Ramblings from a Sketchbook
After posting blog entries with the "finished" product, I thought it was a good opportunity to go back in time. I am not a fan of process as I have mentioned on many occasions. Rarely, do I lose myself in the actual task at hand. Yes, that's right. My art is a task, and I am a reluctant taskmaster. In other words... fearful of the final outcome of my hand and heart.
When I thought about the actual pleasure derived from decades of producing art, I reverted to looking through my many sketchbooks. A tribute to the real freedom and outpouring of the artistic construct -without hesitation. Without thought of opinion, judgement and critique of anyone other than myself (and sometimes my art teacher).
Shockingly good, I thought after turning pages. The earlier the sketch, the more I liked the piece. Does that mean that the less trepidation I was feeling about laying down an image, the better the work? All the knowledge I have gained has coloured (excuse me) my ability to really paint or pot with reckless abandon.

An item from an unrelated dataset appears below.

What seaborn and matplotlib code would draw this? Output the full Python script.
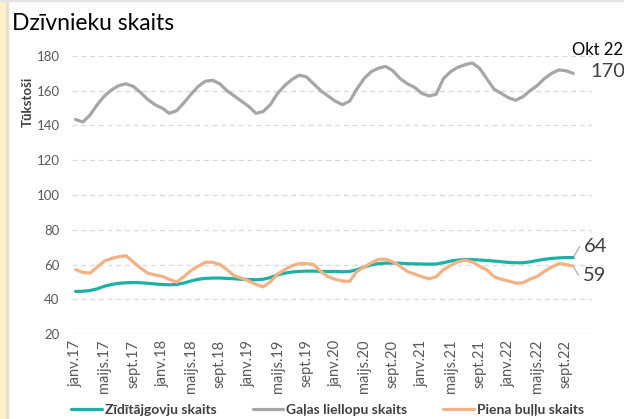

Is that a good thing? Who knows. Early work is rarely superior to a mature eye and hand. But tell me. Are not these sketches powerful, emotive and meaningful?
But it's too late. You can't go home. Or back to your initial instinct in art. My head is filled with unabashed fodder- educated and cemented in years of lectures and published how to's. The drive to be free is still there but tempered somewhat. Art education is critical- I always say that deconstruction can only be achieved when the parameters of formality of technique are firmly in place.
Happily, my sketchbooks make me feel successful, talented and confident- momentarily,but I can always go there with these overstuffed, private and dog-eared journals of my travels in art.